Ashes 2019: Steve Smith seems the measure of England’s bowlers
Given cricket’s determination to grind every event into data, it is surprising that no innovator has rolled out a boo-o-meter to gauge the state of public indignation, real or feigned, trailing Steve Smith.
As Smith descended the steps of the Lord’s pavilion yesterday, they certainly seemed quieter than usual — quieter, even, than those, unprovoked, for Ricky Ponting a decade ago.
Perhaps reality has dawned, that this is breath best saved if Smith repays hostility with such interest as at Birmingham. Or else the clutch moment had been identified: as goes Smith, so goes Australia. Anyway, whatever you do, don’t provoke him, eh? I mentioned sandpaper once but I think I got away with it …

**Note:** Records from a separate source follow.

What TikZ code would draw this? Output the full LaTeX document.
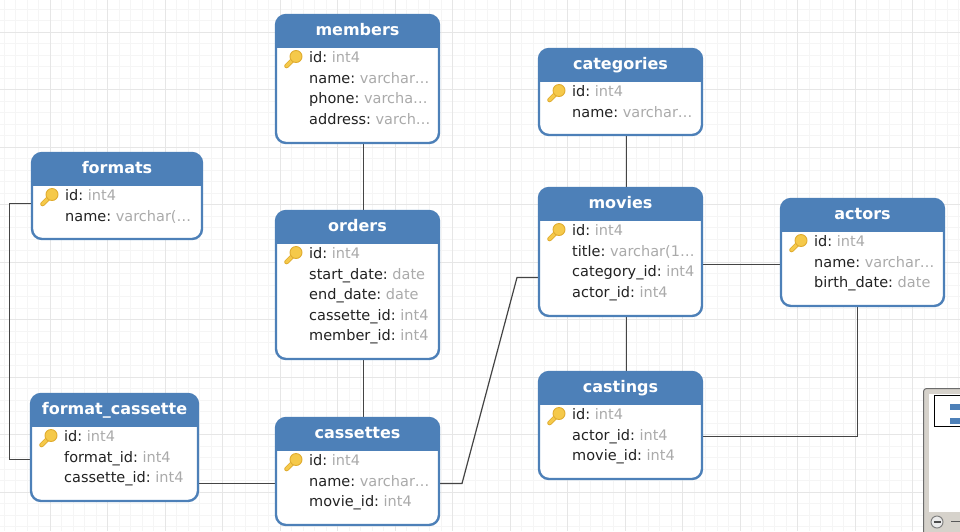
\documentclass[tikz,border=0pt]{standalone}
\usepackage{fontspec}
\setmainfont{DejaVu Sans}
\usetikzlibrary{calc}
\definecolor{hdrblue}{HTML}{4D80B8}
\definecolor{gridminor}{HTML}{F5F5F5}
\definecolor{gridmajor}{HTML}{E6E6E6}
\definecolor{typegrey}{HTML}{AAAAAA}
\definecolor{namedark}{HTML}{222222}
\definecolor{keygold}{HTML}{F5C94A}
\definecolor{keyedge}{HTML}{E0AC30}
\definecolor{connline}{HTML}{444444}
\definecolor{mapgrey}{HTML}{D6D2CB}
\pgfdeclarelayer{gridlayer}
\pgfdeclarelayer{connlayer}
\pgfsetlayers{gridlayer,connlayer,main}
\tikzset{
  x=1pt,y=-1pt,
  dbbox/.style={draw=hdrblue,line width=2.4pt,rounded corners=10pt,fill=white,anchor=north west,outer sep=0pt,inner sep=0pt,
    path picture={\fill[hdrblue,sharp corners] (path picture bounding box.north west) rectangle ([yshift=-33pt]path picture bounding box.north east);}},
  dbtitle/.style={anchor=base,text=white,font=\fontsize{16}{16}\selectfont\bfseries,inner sep=0pt},
  dbfield/.style={anchor=base west,inner sep=0pt,text=namedark,font=\fontsize{14.5}{16}\selectfont},
  conn/.style={draw=connline,line width=1.2pt},
  dbkey/.pic={
    \draw[keyedge,line width=4.6pt,line cap=round] (0,0) -- (-9.5,9.5);
    \draw[keygold,line width=3pt,line cap=round] (0,0) -- (-9.5,9.5);
    \fill[keygold,draw=keyedge,line width=.9pt] (0,0) circle[radius=6];
  }
}
% name, x, y, width, height, title
\newcommand{\dbtable}[6]{%
  \node[dbbox,minimum width=#4,minimum height=#5] (#1) at (#2,#3) {};
  \node[dbtitle] (#1-title) at ($(#1.north)+(0,20.6)$) {#6};
  \pic at ($(#1.north west)+(20,41.5)$) {dbkey};
}
% table, row, field, type
\newcommand{\dbrow}[4]{%
  \node[dbfield] (#1-r#2) at ($(#1.north west)+(33,47.4+20.6*#2)$) {#3:\textcolor{typegrey}{~#4}};
}
\begin{document}
\begin{tikzpicture}
\useasboundingbox (0,0) rectangle (960,531);
\begin{pgfonlayer}{gridlayer}
\fill[white] (0,0) rectangle (960,531);
\foreach \k in {0,...,83} {\draw[gridminor,line width=1pt] (4+11.5*\k,0) -- (4+11.5*\k,531);}
\foreach \k in {0,...,46} {\draw[gridminor,line width=1pt] (0,9+11.5*\k) -- (960,9+11.5*\k);}
\foreach \k in {1,...,17} {\draw[gridmajor,line width=1pt] (-7.5+57.5*\k,0) -- (-7.5+57.5*\k,531);}
\foreach \k in {0,...,8} {\draw[gridmajor,line width=1pt] (0,32+57.5*\k) -- (960,32+57.5*\k);}
\end{pgfonlayer}

\dbtable{members}{276}{15}{163}{128}{members}
\dbrow{members}{0}{id}{int4}
\dbrow{members}{1}{name}{varchar…}
\dbrow{members}{2}{phone}{varcha…}
\dbrow{members}{3}{address}{varch…}

\dbtable{formats}{32}{153}{170}{86}{formats}
\dbrow{formats}{0}{id}{int4}
\dbrow{formats}{1}{name}{varchar(…}

\dbtable{orders}{276}{211}{163}{148}{orders}
\dbrow{orders}{0}{id}{int4}
\dbrow{orders}{1}{start\_date}{date}
\dbrow{orders}{2}{end\_date}{date}
\dbrow{orders}{3}{cassette\_id}{int4}
\dbrow{orders}{4}{member\_id}{int4}

\dbtable{fc}{31}{394}{167}{107}{format\_cassette}
\dbrow{fc}{0}{id}{int4}
\dbrow{fc}{1}{format\_id}{int4}
\dbrow{fc}{2}{cassette\_id}{int4}

\dbtable{cassettes}{276}{418}{163}{107}{cassettes}
\dbrow{cassettes}{0}{id}{int4}
\dbrow{cassettes}{1}{name}{varchar…}
\dbrow{cassettes}{2}{movie\_id}{int4}

\dbtable{categories}{539}{49}{163}{86}{categories}
\dbrow{categories}{0}{id}{int4}
\dbrow{categories}{1}{name}{varchar…}

\dbtable{movies}{539}{188}{163}{128}{movies}
\dbrow{movies}{0}{id}{int4}
\dbrow{movies}{1}{title}{varchar(1…}
\dbrow{movies}{2}{category\_id}{int4}
\dbrow{movies}{3}{actor\_id}{int4}

\dbtable{castings}{539}{372}{163}{107}{castings}
\dbrow{castings}{0}{id}{int4}
\dbrow{castings}{1}{actor\_id}{int4}
\dbrow{castings}{2}{movie\_id}{int4}

\dbtable{actors}{781}{199}{163}{107}{actors}
\dbrow{actors}{0}{id}{int4}
\dbrow{actors}{1}{name}{varchar…}
\dbrow{actors}{2}{birth\_date}{date}

\begin{pgfonlayer}{connlayer}
\draw[conn] ([xshift=6]members.south) -- ([xshift=6]orders.north);
\draw[conn] ([xshift=6]orders.south) -- ([xshift=6]cassettes.north);
\draw[conn] (formats.west |- 0,203.5) -- (9.5,203.5) -- (9.5,459.5) -- (fc.west |- 0,459.5);
\draw[conn] (fc.east |- 0,483.5) -- (cassettes.west |- 0,483.5);
\draw[conn] (cassettes.east |- 0,483.5) -- (462,483.5) -- (517,277.5) -- (movies.west |- 0,277.5);
\draw[conn] ([xshift=6]categories.south) -- ([xshift=6]movies.north);
\draw[conn] ([xshift=6]movies.south) -- ([xshift=6]castings.north);
\draw[conn] (movies.east |- 0,264.5) -- (actors.west |- 0,264.5);
\draw[conn] (actors.south -| 857.5,0) -- (857.5,436.5) -- (castings.east |- 0,436.5);
\end{pgfonlayer}

% minimap panel, cut off by the picture's edge
\begin{scope}
\clip (0,0) rectangle (960,531);
\fill[mapgrey,draw=gray!85!black,line width=1pt,rounded corners=3pt] (923.5,388.5) rectangle (975,545);
\fill[white] (929,394) rectangle (960,512);
\draw[black,line width=1pt] (934.5,395.5) rectangle (975,426);
\fill[hdrblue] (950,404) rectangle (960,409.5);
\fill[hdrblue] (950,418) rectangle (960,424);
\fill[white!92!black,draw=gray,line width=1pt] (937,522) circle[radius=6];
\draw[gray!60!black,line width=1.6pt] (933.5,522) -- (940.5,522);
\draw[gray!70!black,line width=1.2pt] (951,521.5) -- (960,521.5);
\end{scope}
\end{tikzpicture}
\end{document}
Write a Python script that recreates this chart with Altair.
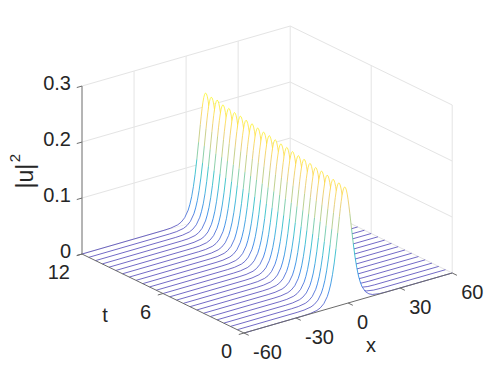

Don’t even poke fun at Smith’s repertoire of preliminary gestures: the running and skittering, the swivelling and toe-touching, the way as he approaches the crease that he rests the bat on his shoulder like a hobo his bindle. And the fidgeting. His fresh air shot preparatory to his first ball facing away from the bowler. His fussing about the crease like a proud homemaker. His hand gesture to convey a ball skimming from the surface, as though conducting an imaginary orchestra. No, don’t even think about that: put it all to one side and wonder.
Yesterday’s single session at Lord’s, under low cloud and floodlights, was one in which a team could very nearly have been bowled out: in similar conditions three weeks ago, Stuart Broad and Chris Woakes wiped Ireland away in 15.4 overs.
There remain questions about the bulk of Australia’s batting, provisionally pieced together and little tested as a unit. But around Smith swirl another set of questions altogether, condensing to does anyone know how to get him out? His technique seems like a task to test Alan Turing.
The Australian consensus yesterday was to offer as few shots as possible — a policy, like any involving a degree of premeditation, with its own dangers, but also with an eye to the future, to better batting conditions to come.
Early on, short bowling from Jofra Archer and Stuart Broad helped the visitors’ cause. Fuller lengths and tighter lines made the policy growingly dangerous.
Setting yourself to play late is likewise a purposeful notion. But when the bowler is as slippery as Archer, lateness easily becomes retrospectivity, as it did for Cameron Bancroft. Archer celebrated this maiden Test wicket by bursting a delivery through Bairstow’s gloves that the keeper did well to retard let alone catch, and also saved four overthrows with a superbly agile save at mid-on. He is some cricketer.
It was a measure of the menace of England’s attack in the second hour, in fact, that they scarcely seemed to miss James Anderson at all. They also maintained a reasonable over rate, Broad and Woakes bowling from economical run-ups, Archer almost as quick getting back his mark as he is when he saunters in.
Yet however penetrative England’s bowlers appeared, they were always to be measured by their impact on Smith, his wicket arguably worth more than the three they claimed. A contest unfolded of mutual denial, of competitive neutrality.
Smith faced forty deliveries. Three he worked for singles; two he hit to the boundary, behind and in front of square leg; one, Ben Stokes’ first, he genuinely missed as it held its line. But that was about it. To more than half his deliveries, he either offered no stroke or played his ghost stroke afterwards, with a pivot and a swish.
The data miners dug up that Smith had not left such a proportion of deliveries faced since Michaelmas 2014 or something. From Smith it was certainly determined stuff. In sticking to a line that deprived Smith of his usual leg side singles, England also evinced determination, even if it recalled Ambrose Bierce’s definition: ‘Patience, n: a minor form of despair disguised as a virtue.’
The gloom then arrived a little later than expected but remained as long as feared. The crowd lingered loyally through another replay on the big screen of the World Cup final, and there was a happy cheer at 3pm as Jos Buttler demolished the stumps ahead of Martin Guptill’s dive, but resignation set in an hour and a half later with a further cloudburst just before a planned inspection. The covers were removed and replaced an hour later, as if for practice.
The weather looks more hopeful for cricket’s reappearance this morning. The bowlers will be fresh; so, of course, will Smith. Will anybody boo? Will anybody dare?